Ilham Fariduzzaman, pendiri dan CEO Pinter Hukum, memberikan perspektif hukum mengenai situasi dinamis dunia sosial politik di Indonesia.
“Indonesia adalah negara hukum dimana kedaulatan tertingginya ada di tangan rakyat yang dilaksanakan menurut Undang-Undang Dasar.

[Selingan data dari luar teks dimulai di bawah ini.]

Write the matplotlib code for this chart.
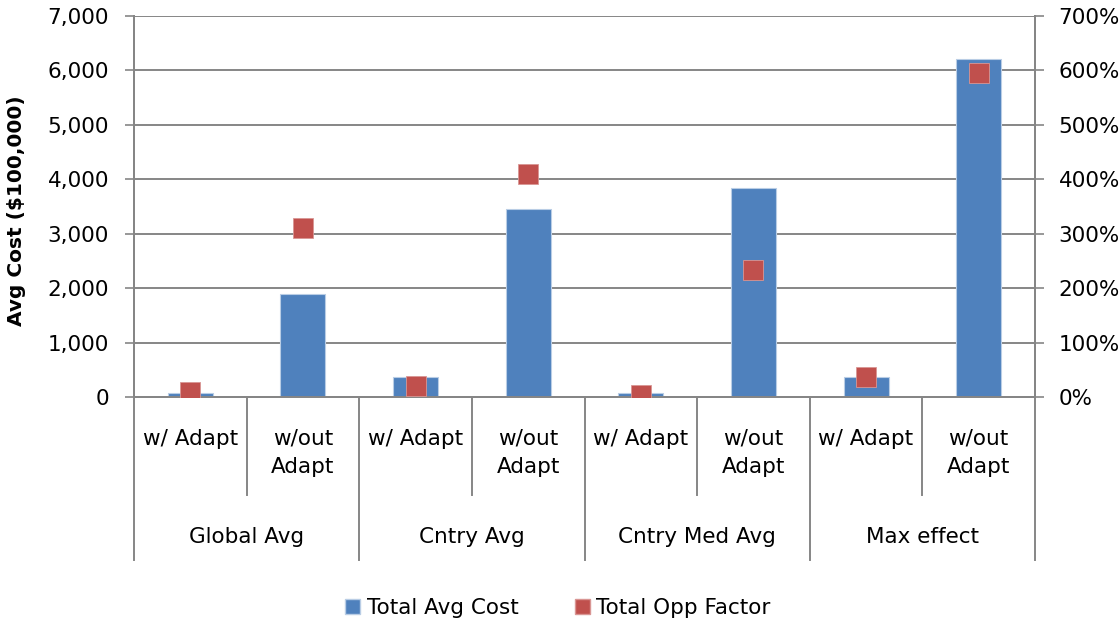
import numpy as np
import matplotlib
matplotlib.use('Agg')
from matplotlib import pyplot as plt
from matplotlib.patches import Patch
from matplotlib.ticker import FuncFormatter, MultipleLocator

# chart data
groups = ['Global Avg', 'Cntry Avg', 'Cntry Med Avg', 'Max effect']
subLabels = ['w/ Adapt', 'w/out\nAdapt']
avgCost = [70, 1900, 375, 3460, 70, 3835, 375, 6215]
oppFactor = [0.09, 3.11, 0.20, 4.10, 0.04, 2.33, 0.36, 5.96]

blue = '#4F81BD'
red = '#C0504D'
grey = '#868686'

plt.rcParams['font.family'] = ['DejaVu Sans']
plt.rcParams['font.size'] = 15.5

fig = plt.figure(figsize=(11.2, 6.25), dpi=100)
ax = fig.add_axes([134/1120, 228/625, 901/1120, 381/625])
ax2 = ax.twinx()

x = np.arange(len(avgCost))
ax.bar(x, avgCost, 0.4, color=blue, edgecolor='#B9CDE5', linewidth=0.8, zorder=3)
ax2.plot(x, oppFactor, linestyle='none', marker='s', markersize=14.5,
         color=red, markeredgecolor='#D99694', markeredgewidth=0.6, zorder=4)

ax.set_xlim(-0.5, len(avgCost) - 0.5)
ax.set_ylim(0, 7000)
ax2.set_ylim(0, 7)
ax.yaxis.set_major_locator(MultipleLocator(1000))
ax2.yaxis.set_major_locator(MultipleLocator(1))
ax.yaxis.set_major_formatter(FuncFormatter(lambda v, p: '{:,.0f}'.format(v)))
ax2.yaxis.set_major_formatter(FuncFormatter(lambda v, p: '{:.0f}%'.format(v * 100)))

ax.grid(axis='y', color=grey, linewidth=1.4, zorder=0)
ax.set_axisbelow(True)

for a in (ax, ax2):
    a.spines['top'].set_visible(False)
    for side in ['left', 'right', 'bottom']:
        a.spines[side].set_color(grey)
        a.spines[side].set_linewidth(1.4)
ax.tick_params(axis='y', length=6.5, width=1.2, color=grey, pad=11.5)
ax2.tick_params(axis='y', length=6.5, width=1.2, color=grey, pad=10.5)
ax.tick_params(axis='x', bottom=False, labelbottom=False)
ax2.tick_params(axis='x', bottom=False, labelbottom=False)

ax.set_ylabel('Avg Cost ($100,000)', fontweight='bold', fontsize=14.5)
ax.yaxis.set_label_coords(-0.12, 0.49)

# multi-level category axis
trans = ax.get_xaxis_transform()
for i in range(len(avgCost) + 1):
    pos = i - 0.5
    depth = -0.428 if i % 2 == 0 else -0.257
    ax.plot([pos, pos], [0, depth], color=grey, linewidth=1.4,
            transform=trans, clip_on=False)
for i in range(len(avgCost)):
    ax.text(i, -0.083, subLabels[i % 2], transform=trans, ha='center',
            va='top', linespacing=1.5)
for g, name in enumerate(groups):
    ax.text(2 * g + 0.5, -0.367, name, transform=trans, ha='center', va='center')

handles = [Patch(facecolor=blue, edgecolor='#B9CDE5'),
           Patch(facecolor=red, edgecolor='#D99694')]
fig.legend(handles, ['Total Avg Cost', 'Total Opp Factor'], loc='center',
           bbox_to_anchor=(558/1120, 17/625), ncol=2, frameon=False,
           handlelength=0.7, handleheight=0.7, handletextpad=0.3,
           columnspacing=2.6)

plt.savefig('out.png', dpi=100)
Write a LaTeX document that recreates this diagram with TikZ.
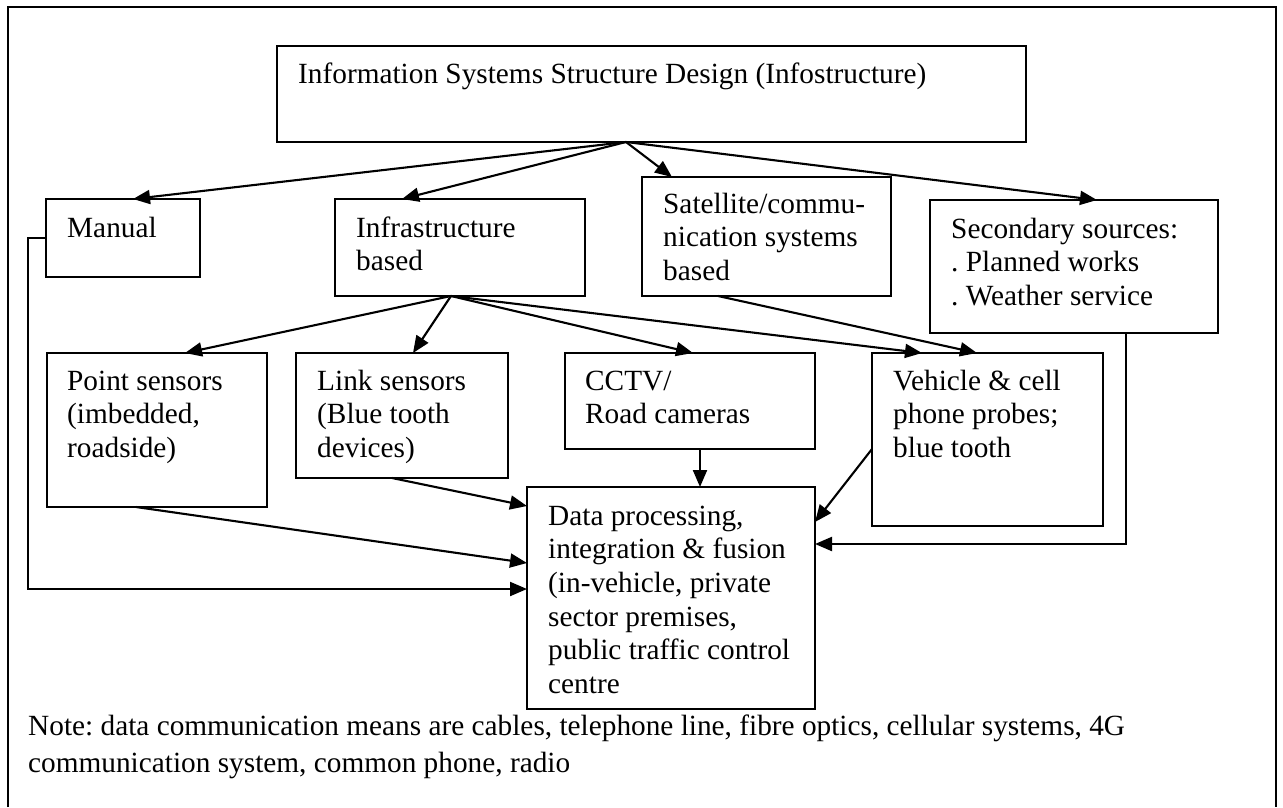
\documentclass[tikz,border=0pt]{standalone}
\usepackage{fontspec}
\setmainfont{Liberation Serif}
\frenchspacing
\usetikzlibrary{arrows.meta,calc}
\begin{document}
\begin{tikzpicture}[x=1pt,y=-1pt,
  box/.style={draw,line width=1.5pt,inner sep=0pt,outer sep=0pt,anchor=north west},
  lbl/.style={anchor=base west,inner sep=0pt,font=\fontsize{29.3}{33.7}\selectfont\frenchspacing},
  arr/.style={line width=2.1pt,-{Triangle[length=17pt,width=14pt]}}]
\useasboundingbox (0,0) rectangle (1283,807);
\draw[line width=1.6pt] (8,807) -- (8,7) -- (1276,7) -- (1276,807);
% boxes
\node[box,minimum width=749pt,minimum height=96pt] (top) at (277,46) {};
\node[box,minimum width=154pt,minimum height=78pt] (man) at (46,199) {};
\node[box,minimum width=250pt,minimum height=97pt] (inf) at (335,199) {};
\node[box,minimum width=249pt,minimum height=119pt] (sat) at (642,177) {};
\node[box,minimum width=288pt,minimum height=133pt] (sec) at (930,200) {};
\node[box,minimum width=220pt,minimum height=154pt] (pt) at (47,353) {};
\node[box,minimum width=212pt,minimum height=125pt] (lnk) at (296,353) {};
\node[box,minimum width=250pt,minimum height=96pt] (cctv) at (565,353) {};
\node[box,minimum width=231pt,minimum height=173pt] (veh) at (872,353) {};
\node[box,minimum width=288pt,minimum height=222pt] (data) at (527,487) {};
% texts
\node[lbl] (ttop) at (298,83) {Information Systems Structure Design (Infostructure)};
\node[lbl] (tman) at (67,237) {Manual};
\node[lbl] (tinf) at (356,237) {\begin{tabular}[t]{@{}l@{}}Infrastructure\\based\end{tabular}};
\node[lbl] (tsat) at (663,213) {\begin{tabular}[t]{@{}l@{}}Satellite/commu-\\nication systems\\based\end{tabular}};
\node[lbl] (tsec) at (951,238) {\begin{tabular}[t]{@{}l@{}}Secondary sources:\\. Planned works\\. Weather service\end{tabular}};
\node[lbl] (tpt) at (67,390) {\begin{tabular}[t]{@{}l@{}}Point sensors\\(imbedded,\\roadside)\end{tabular}};
\node[lbl] (tlnk) at (317,390) {\begin{tabular}[t]{@{}l@{}}Link sensors\\(Blue tooth\\devices)\end{tabular}};
\node[lbl] (tcctv) at (585,390) {\begin{tabular}[t]{@{}l@{}}CCTV/\\Road cameras\end{tabular}};
\node[lbl] (tveh) at (893,390) {\begin{tabular}[t]{@{}l@{}}Vehicle \& cell\\phone probes;\\blue tooth\end{tabular}};
\node[lbl] (tdata) at (548,525) {\begin{tabular}[t]{@{}l@{}}Data processing,\\integration \& fusion\\(in-vehicle, private\\sector premises,\\public traffic control\\centre\end{tabular}};
\node[lbl] (tnote) at (28,735) {\begin{tabular}[t]{@{}l@{}}Note: data communication means are cables, telephone line, fibre optics, cellular systems, 4G\\[4pt]communication system, common phone, radio\end{tabular}};
% connectors
\coordinate (topout) at ($(top.south west)+(349,0)$);
\draw[arr] (topout) -- ($(man.north west)+(87,0)$);
\draw[arr] (topout) -- ($(inf.north west)+(67,0)$);
\draw[arr] (topout) -- ($(sat.north west)+(30,0)$);
\draw[arr] (topout) -- ($(sec.north west)+(167,0)$);
\coordinate (infout) at ($(inf.south west)+(116,0)$);
\draw[arr] (infout) -- ($(pt.north west)+(138,0)$);
\draw[arr] (infout) -- ($(lnk.north west)+(117,0)$);
\draw[arr] (infout) -- ($(cctv.north west)+(128,0)$);
\draw[arr] (infout) -- ($(veh.north west)+(50,0)$);
\draw[arr] ($(sat.south west)+(76,0)$) -- ($(veh.north west)+(105,0)$);
\draw[arr] ($(cctv.south west)+(135,0)$) -- ($(data.north west)+(173,0)$);
\draw[arr] ($(lnk.south west)+(96,0)$) -- ($(data.north west)+(0,19)$);
\draw[arr] ($(pt.south west)+(89,0)$) -- ($(data.north west)+(0,76)$);
\draw[arr] ($(man.north west)+(0,39)$) -- ++(-18,0) |- ($(data.north west)+(0,102)$);
\draw[arr] ($(veh.north west)+(0,96)$) -- ($(data.north east)+(0,35)$);
\draw[arr] ($(sec.south west)+(196,0)$) |- ($(data.north east)+(0,57)$);
\end{tikzpicture}
\end{document}
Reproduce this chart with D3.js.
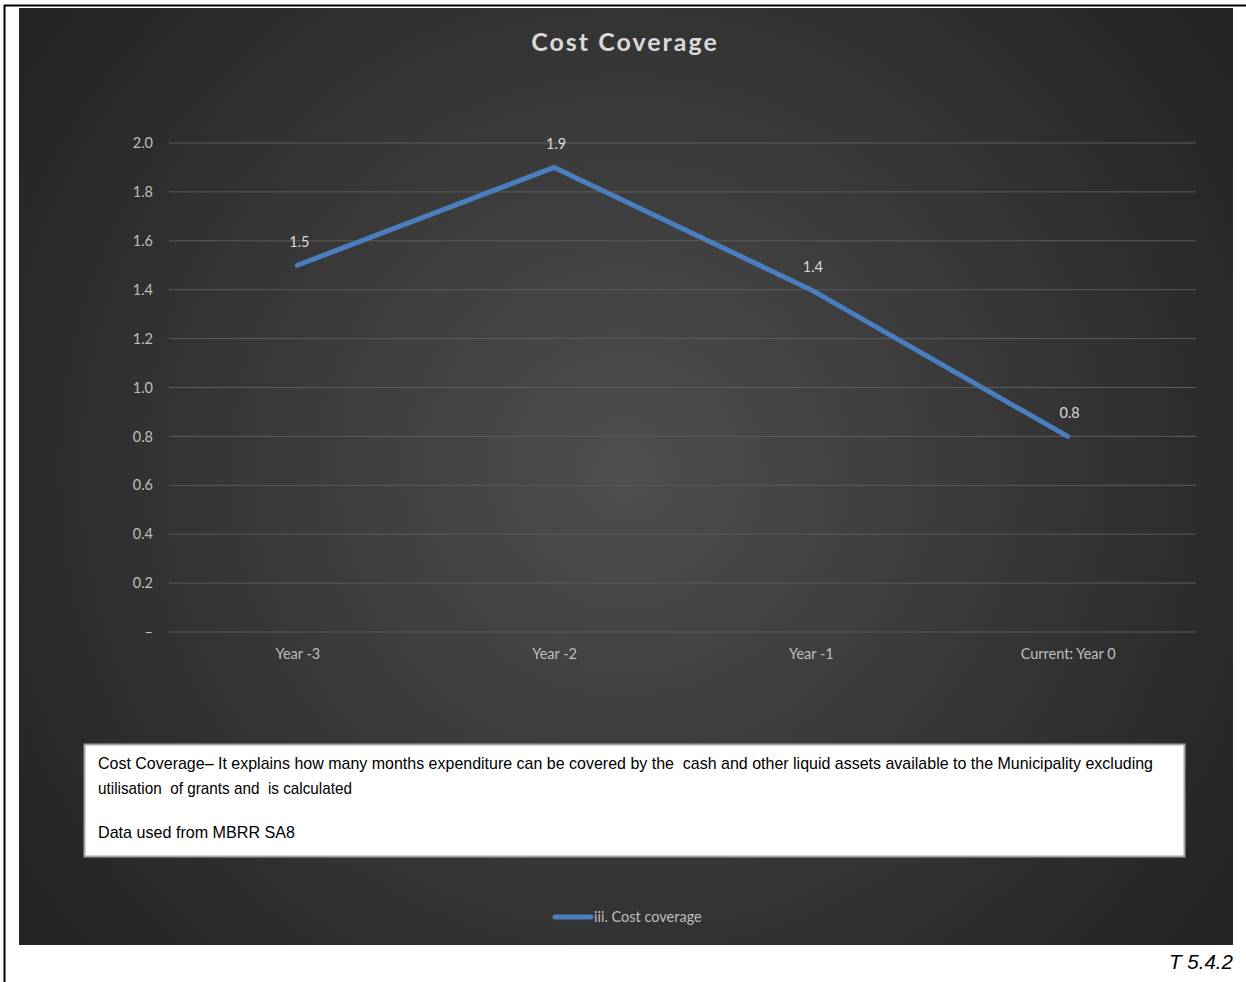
<!DOCTYPE html>
<html>
<head>
<meta charset="utf-8">
<script src="https://cdn.jsdelivr.net/npm/d3@7/dist/d3.min.js"></script>
<style>
html,body{margin:0;padding:0;background:#fff;}
svg{display:block;}
</style>
</head>
<body>
<svg id="chart" width="1246" height="982"></svg>
<script>
const categories = ["Year -3", "Year -2", "Year -1", "Current: Year 0"];
const values = [1.5, 1.9, 1.4, 0.8];
const yTicks = [0, 0.2, 0.4, 0.6, 0.8, 1.0, 1.2, 1.4, 1.6, 1.8, 2.0];
const seriesName = "iii. Cost coverage";
const title = "Cost Coverage";
const noteLines = [
  "Cost Coverage\u2013 It explains how many months expenditure can be covered by the  cash and other liquid assets available to the Municipality excluding",
  "utilisation  of grants and  is calculated",
  "",
  "Data used from MBRR SA8"
];
const tableRef = "T 5.4.2";

const svg = d3.select("#chart");
const defs = svg.append("defs");
const grad = defs.append("radialGradient").attr("id","bg")
  .attr("gradientUnits","userSpaceOnUse")
  .attr("cx",626).attr("cy",470).attr("r",720);
grad.append("stop").attr("offset","0%").attr("stop-color","#4e4e4e");
grad.append("stop").attr("offset","100%").attr("stop-color","#242424");

// page borders
svg.append("line").attr("x1",4.5).attr("x2",4.5).attr("y1",5).attr("y2",982).attr("stroke","#000").attr("stroke-width",2);
svg.append("line").attr("x1",4).attr("x2",1246).attr("y1",5.5).attr("y2",5.5).attr("stroke","#000").attr("stroke-width",2);

// chart area
svg.append("rect").attr("x",19).attr("y",8).attr("width",1214).attr("height",937).attr("fill","url(#bg)");

svg.append("text").attr("x",625).attr("y",51).attr("text-anchor","middle")
  .attr("font-family","Lato, 'Open Sans', sans-serif").attr("font-weight","bold")
  .attr("font-size",25).attr("fill","#d9d9d9").attr("letter-spacing",2).text(title);

const x = d3.scalePoint().domain(categories).range([169,1196]).padding(0.5);
const y = d3.scaleLinear().domain([0,2.0]).range([632,143]);

const g = svg.append("g");
g.selectAll("line.grid").data(yTicks).join("line")
  .attr("x1",169).attr("x2",1196)
  .attr("y1",d=>y(d)).attr("y2",d=>y(d))
  .attr("stroke","#5c5c5c").attr("stroke-width",1);

const font = "Lato, 'Open Sans', sans-serif";
const yAxis = d3.axisLeft(y).tickValues(yTicks).tickSize(0).tickPadding(0)
  .tickFormat(d => d === 0 ? "\u2013" : d3.format(".1f")(d));
const ya = svg.append("g").attr("transform","translate(153,0)").call(yAxis);
ya.select(".domain").remove();
ya.selectAll("text").attr("font-family",font).attr("font-size",14.5).attr("fill","#bfbfbf");

const xAxis = d3.axisBottom(x).tickSize(0).tickPadding(0);
const xa = svg.append("g").attr("transform","translate(0,649)").call(xAxis);
xa.select(".domain").remove();
xa.selectAll("text").attr("font-family",font).attr("font-size",14.5).attr("fill","#bfbfbf");

const data = categories.map((c,i)=>({c, v:values[i]}));
const line = d3.line().x(d=>x(d.c)).y(d=>y(d.v));
svg.append("path").datum(data).attr("d",line).attr("fill","none")
  .attr("stroke","#4a7ebf").attr("stroke-width",5).attr("stroke-linecap","round").attr("stroke-linejoin","round");

svg.selectAll("text.lbl").data(data).join("text").attr("class","lbl")
  .attr("x",d=>x(d.c)+2).attr("y",d=>y(d.v)-18).attr("text-anchor","middle")
  .attr("font-family",font).attr("font-size",14.5).attr("fill","#d9d9d9")
  .text(d=>d3.format(".1f")(d.v));

// note box
svg.append("rect").attr("x",84.5).attr("y",744.5).attr("width",1100).attr("height",112)
  .attr("fill","#fff").attr("stroke","#a6a6a6").attr("stroke-width",2);
const noteFont = "'Liberation Sans Narrow', 'Liberation Sans', Arial, sans-serif";
const ly = [769, 794, 0, 838];
const lens = [1055, 254, 0, 197];
noteLines.forEach((t,i)=>{
  if(!t) return;
  svg.append("text").attr("x",98).attr("y",ly[i])
    .attr("font-family",noteFont).attr("font-size",17).attr("fill","#000")
    .attr("xml:space","preserve").style("white-space","pre")
    .attr("textLength",lens[i]).attr("lengthAdjust","spacingAndGlyphs").text(t);
});

// legend
svg.append("line").attr("x1",555).attr("x2",591).attr("y1",917).attr("y2",917)
  .attr("stroke","#4a7ebf").attr("stroke-width",5).attr("stroke-linecap","round");
svg.append("text").attr("x",594).attr("y",922).attr("font-family",font).attr("font-size",14.5)
  .attr("fill","#bfbfbf").text(seriesName);

svg.append("text").attr("x",1233).attr("y",969).attr("text-anchor","end")
  .attr("font-family",noteFont).attr("font-style","italic").attr("font-size",21)
  .attr("fill","#000").attr("textLength",64).attr("lengthAdjust","spacingAndGlyphs").text(tableRef);
</script>
</body>
</html>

Jadi tolok ukur melihat praktik sosial politik yang ada tetap harus konstitusional dan menurut undang-undang yang berlaku,” jelasnya.
Pembicara terakhir, Bustomi Menggugat, menekankan pentingnya literasi dalam upaya penguatan nasionalisme di era digital.
“Mau pasca pemilu atau bukan, tantangan nasionalisme bagi generasi Milenial dan Zilenial saat ini justru lebih banyak hadir di ruang-ruang digital terutama dalam bentuk soft power khususnya popular culture seperti Korean Wave,” ujarnya.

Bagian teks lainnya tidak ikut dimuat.